Василий Васильевич Верещагин — одна из ключевых фигур в русском искусстве XIX века и, несомненно, как уже говорилось, главный художник 70-х годов. Кроме того, он самый знаменитый русский художник XIX века за пределами России. В его лице происходит — впервые со времен «Помпеи» и более радикально, чем в «Помпее» — преодоление провинциальности русского искусства, выход его на мировую сцену, пусть на мировую сцену массовой культуры.
Верещагин — это человек нового типа (по крайней мере для русского искусства): одиночка (так и не вступивший в ТПХВ), предприниматель, героический авантюрист (даже в рамках американской традиции — человек «фронтира»). Истоки сюжетов и стиля Верещагина — принципиально не русские, а европейские: не зря он имел титул русского Жерома[591]

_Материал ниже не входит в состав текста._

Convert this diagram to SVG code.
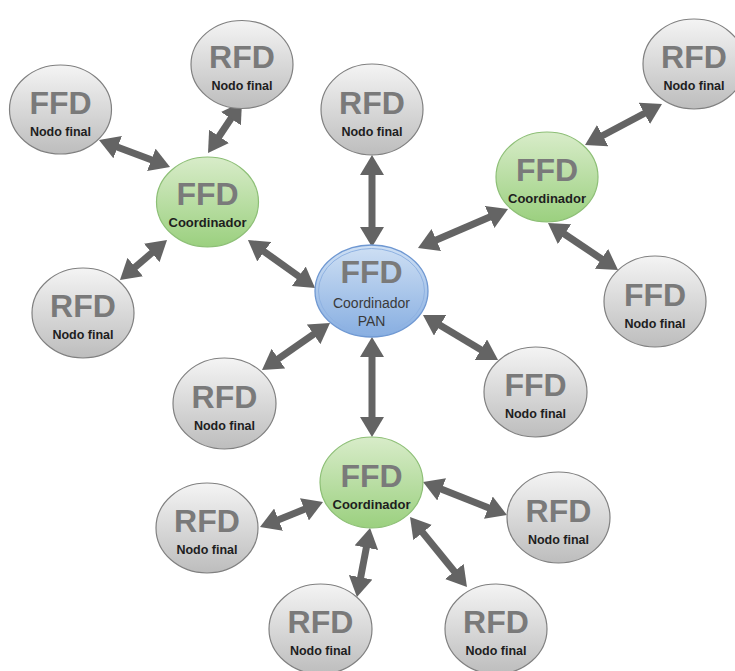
<svg xmlns="http://www.w3.org/2000/svg" width="735" height="671" viewBox="0 0 735 671">
  <style>
    .gray { fill: url(#gGray); stroke: #808080; stroke-width: 1.2; }
    .green { fill: url(#gGreen); stroke: #8dbf76; stroke-width: 1.2; }
    .big { font-family: "Liberation Sans", Arial, sans-serif; font-weight: bold; font-size: 32px; fill: #7a7a7a; text-anchor: middle; }
    .small { font-family: "Liberation Sans", Arial, sans-serif; font-weight: bold; font-size: 12.5px; fill: #1e1e1e; text-anchor: middle; }
    .coord { font-family: "Liberation Sans", Arial, sans-serif; font-weight: bold; font-size: 13px; fill: #1e1e1e; text-anchor: middle; }
    .pan { font-family: "Liberation Sans", Arial, sans-serif; font-size: 14px; fill: #3a3a3a; text-anchor: middle; }
    .link { stroke: #646464; stroke-width: 7; fill: none; marker-start: url(#head); marker-end: url(#head); }
  </style>
  <defs>
    <linearGradient id="gGray" x1="0" y1="0" x2="0" y2="1">
      <stop offset="0" stop-color="#f4f4f4"/>
      <stop offset="1" stop-color="#bdbdbd"/>
    </linearGradient>
    <linearGradient id="gGreen" x1="0" y1="0" x2="0" y2="1">
      <stop offset="0" stop-color="#d8ecc9"/>
      <stop offset="1" stop-color="#9bd07f"/>
    </linearGradient>
    <linearGradient id="gBlue" x1="0" y1="0" x2="0" y2="1">
      <stop offset="0" stop-color="#cfe0f4"/>
      <stop offset="1" stop-color="#87aee1"/>
    </linearGradient>
    <marker id="head" viewBox="0 -12 20 24" refX="2" refY="0" markerWidth="20" markerHeight="24" markerUnits="userSpaceOnUse" orient="auto-start-reverse">
      <path d="M0,-12 L20,0 L0,12 Z" fill="#646464"/>
    </marker>
  </defs>

  <!-- connectors: two-way links, trimmed so the heads land on the node rims -->
  <g id="connectors">
    <line class="link" x1="115.8" y1="146.4" x2="153.2" y2="160.6"/>
    <line class="link" x1="232" y1="117" x2="218" y2="138"/>
    <line class="link" x1="133.7" y1="268.3" x2="153.3" y2="251.7"/>
    <line class="link" x1="262.6" y1="250.5" x2="300.4" y2="277.5"/>
    <line class="link" x1="372" y1="173" x2="372" y2="229"/>
    <line class="link" x1="434.5" y1="240.8" x2="491.5" y2="216.2"/>
    <line class="link" x1="600.9" y1="136.5" x2="646.1" y2="112.5"/>
    <line class="link" x1="562.9" y1="233" x2="603.1" y2="260"/>
    <line class="link" x1="315.2" y1="333.2" x2="276.8" y2="359.8"/>
    <line class="link" x1="438.4" y1="324.3" x2="482.6" y2="350.7"/>
    <line class="link" x1="372" y1="355" x2="372" y2="419"/>
    <line class="link" x1="306.3" y1="508.6" x2="276.7" y2="520.4"/>
    <line class="link" x1="366.7" y1="545.7" x2="360.3" y2="579.3"/>
    <line class="link" x1="439.8" y1="488.6" x2="490.2" y2="508.4"/>
    <line class="link" x1="421.4" y1="531" x2="455.6" y2="573"/>
  </g>

  <!-- PAN coordinator -->
  <g id="pan">
    <ellipse cx="371.5" cy="291" rx="56.5" ry="46" fill="url(#gBlue)" stroke="#6f98d2" stroke-width="1.3"/>
    <ellipse cx="371.5" cy="291" rx="53" ry="42.5" fill="none" stroke="#8fb2e2" stroke-width="1"/>
    <text class="big" x="371.5" y="283">FFD</text>
    <text class="pan" x="371.5" y="308">Coordinador</text>
    <text class="pan" x="371.5" y="325.5">PAN</text>
  </g>

  <!-- coordinators -->
  <g id="coord-nw">
    <ellipse class="green" cx="207.5" cy="202" rx="51" ry="45"/>
    <text class="big" x="207.5" y="205">FFD</text>
    <text class="coord" x="207.5" y="227">Coordinador</text>
  </g>
  <g id="coord-ne">
    <ellipse class="green" cx="547" cy="177" rx="51" ry="45"/>
    <text class="big" x="547" y="181">FFD</text>
    <text class="coord" x="547" y="203">Coordinador</text>
  </g>
  <g id="coord-s">
    <ellipse class="green" cx="371.5" cy="482.5" rx="51.5" ry="45.5"/>
    <text class="big" x="371.5" y="487">FFD</text>
    <text class="coord" x="371.5" y="509">Coordinador</text>
  </g>

  <!-- end devices -->
  <g id="end-1">
    <ellipse class="gray" cx="60.5" cy="109.5" rx="51" ry="44.5"/>
    <text class="big" x="60.5" y="113.5">FFD</text>
    <text class="small" x="60.5" y="135.5">Nodo final</text>
  </g>
  <g id="end-2">
    <ellipse class="gray" cx="242" cy="64.5" rx="51" ry="44"/>
    <text class="big" x="242" y="68">RFD</text>
    <text class="small" x="242" y="90">Nodo final</text>
  </g>
  <g id="end-3">
    <ellipse class="gray" cx="83" cy="313" rx="51" ry="45"/>
    <text class="big" x="83" y="317">RFD</text>
    <text class="small" x="83" y="339">Nodo final</text>
  </g>
  <g id="end-4">
    <ellipse class="gray" cx="372" cy="109.5" rx="51" ry="45.5"/>
    <text class="big" x="372" y="113.5">RFD</text>
    <text class="small" x="372" y="135.5">Nodo final</text>
  </g>
  <g id="end-5">
    <ellipse class="gray" cx="694" cy="64" rx="51" ry="45"/>
    <text class="big" x="694" y="68">RFD</text>
    <text class="small" x="694" y="90">Nodo final</text>
  </g>
  <g id="end-6">
    <ellipse class="gray" cx="655" cy="301.5" rx="51" ry="45.5"/>
    <text class="big" x="655" y="305.5">FFD</text>
    <text class="small" x="655" y="327.5">Nodo final</text>
  </g>
  <g id="end-7">
    <ellipse class="gray" cx="535.5" cy="392" rx="51.5" ry="45"/>
    <text class="big" x="535.5" y="396">FFD</text>
    <text class="small" x="535.5" y="418">Nodo final</text>
  </g>
  <g id="end-8">
    <ellipse class="gray" cx="224.5" cy="403.5" rx="51.5" ry="45.5"/>
    <text class="big" x="224.5" y="407.5">RFD</text>
    <text class="small" x="224.5" y="429.5">Nodo final</text>
  </g>
  <g id="end-9">
    <ellipse class="gray" cx="207" cy="528" rx="51" ry="45"/>
    <text class="big" x="207" y="532">RFD</text>
    <text class="small" x="207" y="554">Nodo final</text>
  </g>
  <g id="end-10">
    <ellipse class="gray" cx="558.5" cy="517.5" rx="51.5" ry="45.5"/>
    <text class="big" x="558.5" y="521.5">RFD</text>
    <text class="small" x="558.5" y="543.5">Nodo final</text>
  </g>
  <g id="end-11">
    <ellipse class="gray" cx="320.5" cy="629" rx="51.5" ry="45"/>
    <text class="big" x="320.5" y="633">RFD</text>
    <text class="small" x="320.5" y="655">Nodo final</text>
  </g>
  <g id="end-12">
    <ellipse class="gray" cx="496" cy="629" rx="51" ry="45"/>
    <text class="big" x="496" y="633">RFD</text>
    <text class="small" x="496" y="655">Nodo final</text>
  </g>
</svg>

. Но Верещагин — не просто русский Жером; для него Жером, в ателье которого он провел несколько лет после учебы в Петербургской Академии, просто нулевая точка развития. Он значительно более радикален — сюжетно, стилистически, даже политически.Глава Бенуа из «Истории русской живописи в XIX веке», содержащая очень точное описание общего впечатления от верещагинской живописи, может служить своеобразным введением в Верещагина, точнее, в проблему Верещагина. Характеризуя стиль его этнографических аттракционов, Бенуа определяет главные качества его эстетики — эстетики «холодного, бездушного и бессердечного протоколиста»[592]

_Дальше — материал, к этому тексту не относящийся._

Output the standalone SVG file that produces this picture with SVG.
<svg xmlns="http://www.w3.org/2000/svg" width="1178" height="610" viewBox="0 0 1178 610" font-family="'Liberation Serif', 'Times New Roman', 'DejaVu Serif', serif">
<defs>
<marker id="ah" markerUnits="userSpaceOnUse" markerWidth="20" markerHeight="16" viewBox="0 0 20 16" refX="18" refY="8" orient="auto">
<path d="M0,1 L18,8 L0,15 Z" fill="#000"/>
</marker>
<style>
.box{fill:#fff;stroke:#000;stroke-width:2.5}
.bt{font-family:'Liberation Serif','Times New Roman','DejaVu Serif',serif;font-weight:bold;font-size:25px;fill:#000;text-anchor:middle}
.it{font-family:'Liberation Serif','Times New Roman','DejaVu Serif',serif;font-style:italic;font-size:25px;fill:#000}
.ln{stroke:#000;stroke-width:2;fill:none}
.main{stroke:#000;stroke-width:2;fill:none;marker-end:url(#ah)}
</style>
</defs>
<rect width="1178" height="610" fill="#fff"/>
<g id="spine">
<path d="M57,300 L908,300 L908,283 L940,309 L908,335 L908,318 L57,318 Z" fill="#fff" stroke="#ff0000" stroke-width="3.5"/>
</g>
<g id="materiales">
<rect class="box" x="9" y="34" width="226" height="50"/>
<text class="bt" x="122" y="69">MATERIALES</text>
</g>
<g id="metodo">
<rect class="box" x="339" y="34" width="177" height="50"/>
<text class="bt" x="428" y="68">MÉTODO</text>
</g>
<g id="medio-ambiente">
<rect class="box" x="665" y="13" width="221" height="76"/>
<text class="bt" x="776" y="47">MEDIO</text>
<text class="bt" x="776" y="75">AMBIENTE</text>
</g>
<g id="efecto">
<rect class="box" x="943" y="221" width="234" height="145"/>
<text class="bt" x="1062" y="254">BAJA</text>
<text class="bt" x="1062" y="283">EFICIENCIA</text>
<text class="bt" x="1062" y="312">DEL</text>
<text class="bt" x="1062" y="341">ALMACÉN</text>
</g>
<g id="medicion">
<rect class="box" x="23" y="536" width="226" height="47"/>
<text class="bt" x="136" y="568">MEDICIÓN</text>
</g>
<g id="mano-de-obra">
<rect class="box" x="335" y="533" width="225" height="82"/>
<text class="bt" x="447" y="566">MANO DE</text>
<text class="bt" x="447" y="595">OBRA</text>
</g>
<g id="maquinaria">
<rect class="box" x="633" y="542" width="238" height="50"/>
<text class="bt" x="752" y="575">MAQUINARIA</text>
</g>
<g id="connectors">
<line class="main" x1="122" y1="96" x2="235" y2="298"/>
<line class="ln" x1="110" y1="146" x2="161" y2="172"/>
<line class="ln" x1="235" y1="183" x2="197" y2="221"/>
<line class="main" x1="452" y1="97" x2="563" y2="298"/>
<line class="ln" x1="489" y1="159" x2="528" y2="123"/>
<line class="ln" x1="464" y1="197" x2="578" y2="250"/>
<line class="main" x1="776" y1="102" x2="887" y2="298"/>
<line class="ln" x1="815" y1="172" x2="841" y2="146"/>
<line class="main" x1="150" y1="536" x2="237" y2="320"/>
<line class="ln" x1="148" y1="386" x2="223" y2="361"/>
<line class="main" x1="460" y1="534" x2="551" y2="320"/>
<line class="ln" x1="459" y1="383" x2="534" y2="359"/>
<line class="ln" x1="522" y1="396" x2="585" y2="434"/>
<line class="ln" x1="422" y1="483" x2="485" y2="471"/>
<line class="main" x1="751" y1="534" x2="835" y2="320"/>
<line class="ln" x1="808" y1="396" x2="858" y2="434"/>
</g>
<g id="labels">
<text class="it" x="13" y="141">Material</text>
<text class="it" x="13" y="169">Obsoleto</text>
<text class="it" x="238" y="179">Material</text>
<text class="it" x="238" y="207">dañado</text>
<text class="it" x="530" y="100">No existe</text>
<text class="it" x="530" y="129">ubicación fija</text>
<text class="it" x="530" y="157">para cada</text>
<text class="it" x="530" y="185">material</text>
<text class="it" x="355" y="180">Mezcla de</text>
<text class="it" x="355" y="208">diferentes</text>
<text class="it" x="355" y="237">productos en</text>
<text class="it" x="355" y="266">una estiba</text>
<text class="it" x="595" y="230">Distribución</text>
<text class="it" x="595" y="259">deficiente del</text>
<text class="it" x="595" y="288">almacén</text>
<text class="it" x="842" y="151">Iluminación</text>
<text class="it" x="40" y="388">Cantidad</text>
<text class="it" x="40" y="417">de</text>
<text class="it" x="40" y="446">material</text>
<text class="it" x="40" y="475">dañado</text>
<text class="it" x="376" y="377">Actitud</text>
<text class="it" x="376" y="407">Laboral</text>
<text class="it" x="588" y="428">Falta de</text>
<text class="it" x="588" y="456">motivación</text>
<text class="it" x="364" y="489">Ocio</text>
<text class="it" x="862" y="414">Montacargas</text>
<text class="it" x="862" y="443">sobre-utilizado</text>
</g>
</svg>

(конечно, лишь ранней эстетики: то, что Бенуа пишет о Верещагине вообще, на самом деле относится лишь к туркестанскому и индийскому Верещагину). Основным качеством этой эстетики является специфический «техницизм», создающий общее ощущение нехудожественности. Сюда же можно отнести «анонимность» стиля (породившая слух о коллективной работе мюнхенских художников), отсутствие «манеры», «почерка». А причиной этого техницизма и этой анонимности, по Бенуа, является позитивистская «научность». По Бенуа, Верещагин — это вообще не художник, а ученый. Его картины («сухие географические и этнографические документы», которые «столь же поучительны, как анатомические атласы, гербарии или фотографии») «обозначали скорее какой-то научный, а не художественный шаг вперед»[593]. Особенно впечатляет сравнение Верещагина с Пржевальским: «Верещагин, как исследователь, ученый, этнограф, путешественник, репортер, имеет большое значение. Но так же, как нельзя назвать Ливингстона или Пржевальского поэтами, хотя бы их описания были бы сделаны с величайшей точностью, так точно и Верещагина нельзя считать истинным художником»[594].